Home ›› News ›› Deciphering the Dietary Confusion: What “Healthy” Diets Have In Common

Deciphering the Dietary Confusion: What “Healthy” Diets Have In Common

By Tamara Golden RN, HNB-BC, WHE, NBC-HWC

Deciding what to eat has become a very complicated decision for anyone trying to improve their overall health and habits these days. There is much conflicting information and evidence in the field of Nutrition about what really constitutes a “healthy diet.” One dietary theory says grains are good for you, and another says grains are poison. One diet says dairy is good, and another says it’s bad. The popular Paleo diet says you were made to eat meat, while the Vegan diet shuns meat and all animal products. And the list goes on. So how is a health-conscious person supposed to figure this out when even the “experts” don’t agree?

Well, perhaps it’s better to look at what ALL the dietary theories have in common and start there. Scientific studies and dietary theories all agree on the following:

We need plenty of vegetables. None of the dietary theories discourage vegetables, and all agree with studies that show they are nutrient dense foods that provide essential vitamins, minerals, fiber and phytonutrients that we all need. The largest, most respected studies, such as the Nurses Health Study and the China Study clearly indicate that the more vegetables we eat, the healthier we are and the lower our risk of disease.
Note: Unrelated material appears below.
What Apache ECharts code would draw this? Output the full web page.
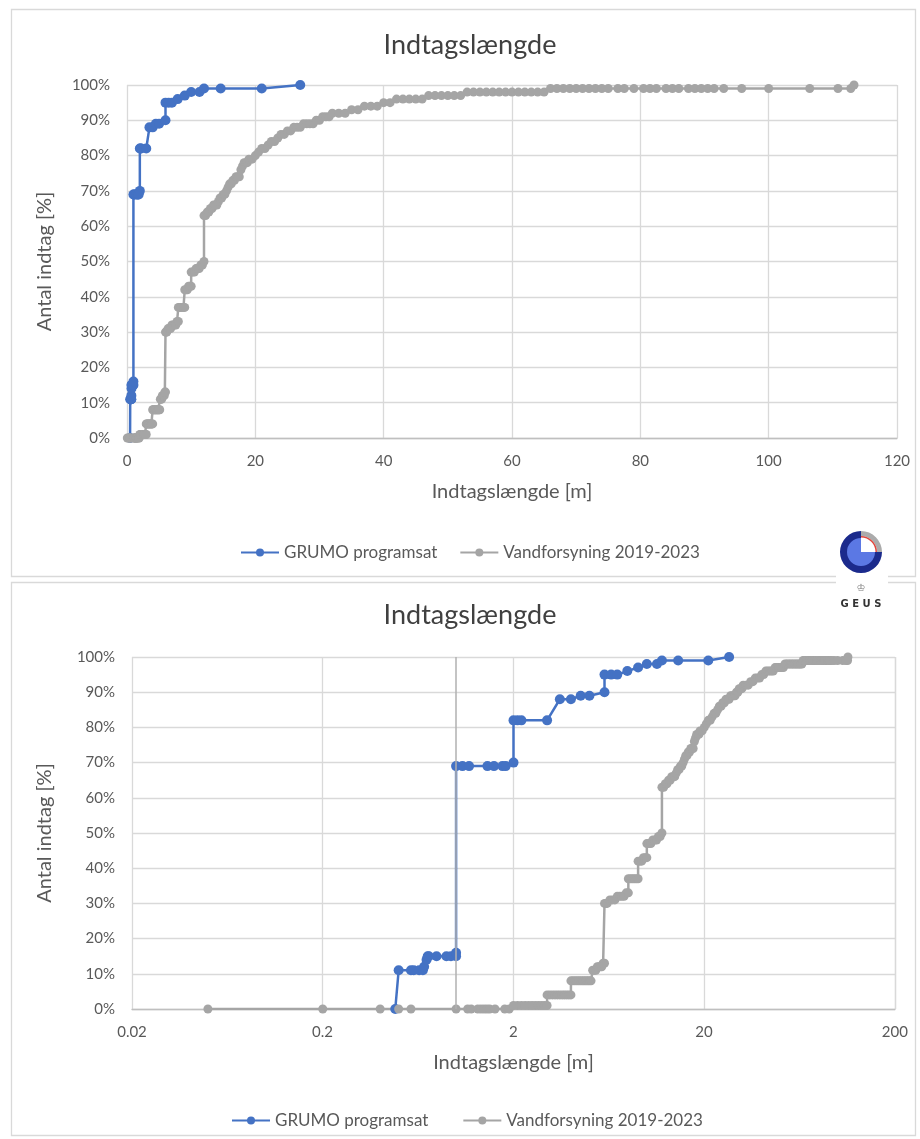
<!DOCTYPE html>
<html>
<head>
<meta charset="utf-8">
<script src="https://cdn.jsdelivr.net/npm/echarts@6/dist/echarts.min.js"></script>
<style>
  html, body { margin: 0; padding: 0; background: #ffffff; }
  #chart { width: 920px; height: 1139px; }
</style>
</head>
<body>
<div id="chart"></div>
<script>
// GRUMO programsat: intake length [m] and cumulative share of intakes [%]
const grumoLength = [0.48, 0.5, 0.58, 0.6, 0.64, 0.67, 0.68, 0.7, 0.71, 0.72, 0.79, 0.89, 0.94, 1.0, 1.0, 1.0,
  1.08, 1.17, 1.46, 1.58, 1.75, 1.82, 2.0, 2.0, 2.1, 2.2, 3.0, 3.5, 4.0, 4.5, 5.0, 6.0, 6.0, 6.5, 7.0, 7.9,
  9.0, 10.0, 11.3, 12.0, 14.6, 21.0, 27.0];
const grumoShare = [0, 11, 11, 11, 11, 11, 12, 14, 15, 15, 15, 15, 15, 15, 16, 69,
  69, 69, 69, 69, 69, 69, 70, 82, 82, 82, 82, 88, 88, 89, 89, 90, 95, 95, 95, 96,
  97, 98, 98, 99, 99, 99, 100];

// Vandforsyning 2019-2023: intake length [m] and cumulative share of intakes [%]
const vandLength = [
  0.05, 0.2, 0.4, 0.5, 0.58, 1.0, 1.15, 1.2, 1.3, 1.35, 1.4, 1.45, 1.5, 1.6, 1.8, 1.9,
  2.0, 2.1, 2.2, 2.3, 2.4, 2.5, 2.6, 2.7, 2.8, 2.9, 3.0,
  3.0, 3.1, 3.2, 3.3, 3.4, 3.5, 3.6, 3.7, 3.8, 3.9, 4.0,
  4.0, 4.1, 4.2, 4.3, 4.4, 4.5, 4.6, 4.7, 4.8, 4.9, 5.0, 5.1,
  5.2, 5.3, 5.4, 5.5, 5.6, 5.7, 5.8, 5.9, 6.0,
  6.0, 6.1, 6.2, 6.4, 6.6, 6.8, 7.0, 7.2, 7.4, 7.6, 7.8, 8.0,
  8.0, 8.2, 8.4, 8.6, 8.8, 9.0,
  9.0, 9.2, 9.4, 9.6, 9.8, 10.0,
  10.0, 10.25, 10.5, 10.75, 11.0, 11.25, 11.5, 11.75, 12.0,
  12.0, 12.25, 12.5, 12.75, 13.0, 13.25, 13.5, 13.75, 14.0, 14.25, 14.5, 14.75, 15.0, 15.25, 15.5, 15.75,
  16.0, 16.25, 16.5, 16.75, 17.0, 17.25, 17.5, 17.75, 18.0, 18.25, 18.5, 18.75, 19.0, 19.5, 20.0, 20.5,
  21.0, 21.5, 22.0, 22.5, 23.0, 23.5, 24.0, 24.5, 25.0, 25.5, 26.0, 26.5, 27.0, 27.5, 28.0, 28.5,
  29.0, 29.5, 30.0, 30.5, 31.0, 31.5, 32.0, 33.0, 34.0, 35.0, 36.0, 37.0, 38.0, 39.0, 40.0, 41.0,
  42.0, 43.0, 44.0, 45.0, 46.0, 47.0, 48.0, 49.0, 50.0, 51.0, 52.0, 53.0, 54.0, 55.0, 56.0, 57.0,
  58.0, 59.0, 60.0, 61.0, 62.0, 63.0, 64.0, 65.0, 66.0, 67.0, 68.0, 69.0, 70.0, 71.0, 72.0, 73.0,
  74.0, 75.0, 76.5, 77.5, 79.0, 80.5, 81.5, 82.5, 84.0, 85.0, 86.0, 87.5, 88.5, 89.5, 90.5, 91.5,
  93.0, 95.8, 100.0, 106.4, 110.8, 112.8, 113.3];
const vandShare = [
  0, 0, 0, 0, 0, 0, 0, 0, 0, 0, 0, 0, 0, 0, 0, 0,
  1, 1, 1, 1, 1, 1, 1, 1, 1, 1, 1,
  4, 4, 4, 4, 4, 4, 4, 4, 4, 4, 4,
  8, 8, 8, 8, 8, 8, 8, 8, 8, 8, 8, 8,
  11, 11, 11, 12, 12, 12, 12, 13, 13,
  30, 30, 30, 31, 31, 31, 32, 32, 32, 32, 33, 33,
  37, 37, 37, 37, 37, 37,
  42, 42, 42, 43, 43, 43,
  47, 47, 47, 48, 48, 48, 49, 49, 50,
  63, 63, 64, 64, 65, 65, 66, 66, 66, 67, 68, 68, 69, 69, 70, 71,
  72, 72, 73, 73, 74, 74, 74, 76, 77, 78, 78, 78, 79, 79, 80, 81,
  82, 82, 83, 84, 84, 85, 86, 86, 87, 87, 88, 88, 88, 89, 89, 89,
  89, 90, 90, 91, 91, 91, 92, 92, 92, 93, 93, 94, 94, 94, 95, 95,
  96, 96, 96, 96, 96, 97, 97, 97, 97, 97, 97, 98, 98, 98, 98, 98,
  98, 98, 98, 98, 98, 98, 98, 98, 99, 99, 99, 99, 99, 99, 99, 99,
  99, 99, 99, 99, 99, 99, 99, 99, 99, 99, 99, 99, 99, 99, 99, 99,
  99, 99, 99, 99, 99, 99, 100];

const seriesNames = ['GRUMO programsat', 'Vandforsyning 2019-2023'];
const chartTitle = 'Indtagslængde';
const xAxisTitle = 'Indtagslængde [m]';
const yAxisTitle = 'Antal indtag [%]';

const BLUE = '#4472C4';
const GRAY = '#A5A5A5';
const TEXT = '#595959';
const GRID = '#d9d9d9';
const FONT = 'Lato, "Liberation Sans", sans-serif';

const pairs = (xs, ys) => xs.map((x, i) => [x, ys[i]]);
const grumoData = pairs(grumoLength, grumoShare);
const vandData = pairs(vandLength, vandShare);

function lineSeries(name, data, color, gridIdx, size, extra) {
  return Object.assign({
    name: name,
    type: 'line',
    xAxisIndex: gridIdx,
    yAxisIndex: gridIdx,
    data: data,
    symbol: 'circle',
    symbolSize: size,
    showSymbol: true,
    showAllSymbol: true,
    animation: false,
    lineStyle: { color: color, width: 2.5 },
    itemStyle: { color: color },
    emphasis: { disabled: true }
  }, extra || {});
}

const axisNameStyle = { color: TEXT, fontSize: 20, fontFamily: FONT };
const tickStyle = { color: TEXT, fontSize: 15, fontFamily: FONT, margin: 16 };
const legendText = { color: TEXT, fontSize: 17, fontFamily: FONT };

function yAxis(gridIdx, gap) {
  return {
    gridIndex: gridIdx,
    type: 'value',
    min: 0, max: 100, interval: 10,
    name: yAxisTitle,
    nameLocation: 'middle',
    nameGap: gap,
    nameTextStyle: axisNameStyle,
    axisLine: { show: false },
    axisTick: { show: false },
    axisLabel: { formatter: '{value}%', color: TEXT, fontSize: 15, fontFamily: FONT, margin: 17 },
    splitLine: { lineStyle: { color: GRID, width: 1.3 } }
  };
}

const option = {
  backgroundColor: '#ffffff',
  animation: false,
  textStyle: { fontFamily: FONT },
  title: [
    { text: chartTitle, left: 465, top: 27, textAlign: 'center',
      textStyle: { color: '#404040', fontSize: 27, fontWeight: 'normal', fontFamily: FONT } },
    { text: chartTitle, left: 465, top: 597, textAlign: 'center',
      textStyle: { color: '#404040', fontSize: 27, fontWeight: 'normal', fontFamily: FONT } }
  ],
  legend: [
    { left: 235, top: 539, itemWidth: 38, itemHeight: 10, itemGap: 22,
      data: seriesNames, textStyle: legendText },
    { left: 226, top: 1107, itemWidth: 38, itemHeight: 10, itemGap: 34,
      data: seriesNames, textStyle: legendText }
  ],
  grid: [
    { left: 127, top: 85, width: 770, height: 353 },
    { left: 132, top: 657, width: 763, height: 352 }
  ],
  xAxis: [
    {
      gridIndex: 0, type: 'value', min: 0, max: 120, interval: 20,
      name: xAxisTitle, nameLocation: 'middle', nameGap: 44, nameTextStyle: axisNameStyle,
      axisLine: { show: true, lineStyle: { color: '#bfbfbf', width: 1.3 } },
      axisTick: { show: false },
      axisLabel: tickStyle,
      splitLine: { lineStyle: { color: GRID, width: 1.3 } }
    },
    {
      gridIndex: 1, type: 'log', logBase: 10, min: 0.02, max: 200, interval: 1,
      name: xAxisTitle, nameLocation: 'middle', nameGap: 44, nameTextStyle: axisNameStyle,
      axisLine: { show: true, lineStyle: { color: '#bfbfbf', width: 1.3 } },
      axisTick: { show: false },
      axisLabel: Object.assign({}, tickStyle, { formatter: v => String(+Number(v).toPrecision(3)) }),
      splitLine: { lineStyle: { color: GRID, width: 1.3 } }
    }
  ],
  yAxis: [yAxis(0, 72), yAxis(1, 77)],
  series: [
    lineSeries(seriesNames[0], grumoData, BLUE, 0, 10),
    lineSeries(seriesNames[1], vandData, GRAY, 0, 9),
    lineSeries(seriesNames[0], grumoData, BLUE, 1, 10),
    lineSeries(seriesNames[1], vandData, GRAY, 1, 9, {
      markLine: {
        silent: true, symbol: 'none', animation: false,
        label: { show: false },
        lineStyle: { color: '#b0b0b0', width: 1.5, type: 'solid' },
        data: [{ xAxis: 1 }]
      }
    })
  ],
  graphic: { elements: [
    // panel frames
    { type: 'rect', z: -10, silent: true, shape: { x: 11.5, y: 9.5, width: 904, height: 567 },
      style: { fill: 'none', stroke: GRID, lineWidth: 1.3 } },
    { type: 'rect', z: -10, silent: true, shape: { x: 11.5, y: 582.5, width: 904, height: 553 },
      style: { fill: 'none', stroke: GRID, lineWidth: 1.3 } },
    // logo
    { type: 'group', z: 100, silent: true, children: [
      { type: 'rect', shape: { x: 836, y: 570, width: 52, height: 18 }, style: { fill: '#ffffff' } },
      { type: 'sector', shape: { cx: 861, cy: 552, r: 21, r0: 0, startAngle: 0, endAngle: Math.PI * 1.5, clockwise: true },
        style: { fill: '#1b2a8c' } },
      { type: 'sector', shape: { cx: 861, cy: 552, r: 21, r0: 16, startAngle: Math.PI * 1.5, endAngle: Math.PI * 2, clockwise: true },
        style: { fill: '#ababab' } },
      { type: 'sector', shape: { cx: 861, cy: 552, r: 16, r0: 14.5, startAngle: Math.PI * 1.5, endAngle: Math.PI * 2, clockwise: true },
        style: { fill: '#e0463c' } },
      { type: 'sector', shape: { cx: 861, cy: 552, r: 14, r0: 0, startAngle: 0, endAngle: Math.PI * 1.5, clockwise: true },
        style: { fill: '#5b78e4' } },
      { type: 'text', style: { x: 861, y: 588, text: '\u2654', fill: '#7a7a7a', font: '10px "DejaVu Sans"', align: 'center', verticalAlign: 'middle' } },
      { type: 'text', style: { x: 861, y: 604, text: 'G E U S', fill: '#333333', font: 'bold 10px "DejaVu Sans"', align: 'center', verticalAlign: 'middle' } }
    ] }
  ] }
};

const chart = echarts.init(document.getElementById('chart'), null, { renderer: 'canvas' });
chart.setOption(option);
</script>
</body>
</html>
Eat naturally occurring foods and avoid highly processed foods. Past generations didn’t eat from a grocery store – they got their food from farms and nature.  Processing removes nutrients and the “life” in natural foods and adds contents that shouldn’t really even be allowed to be called “food.” They have little to no nutrient value and often are riddled with ingredients such as trans fats and chemicals that cause inflammation in the body and have been linked to development of many chronic diseases.

Minimize your sugar intake. Countless studies have now proven that added sugar in our diets is a significant contributor to our high rate of chronic disease. Limiting your consumption of foods high in added sugar such as sodas, sugary snacks, and alcoholic beverages can make a significant impact on your disease risk and overall health.

So, rather than focusing on conflicting dietary theories and trying to choose which one to follow – which can easily lead to overwhelm and making no healthy changes at all – focus on adding more vegetables to your meals, eating whole foods instead of processed foods, and reducing the amount of sugar you consume. All of these steps will help you feel better and reduce your risk of disease.

And then, after you implement the basics of a truly healthy diet, you can take your healthy habits a step further and make choices about specific “controversial” foods. I’ll cover how to navigate those decisions in another post!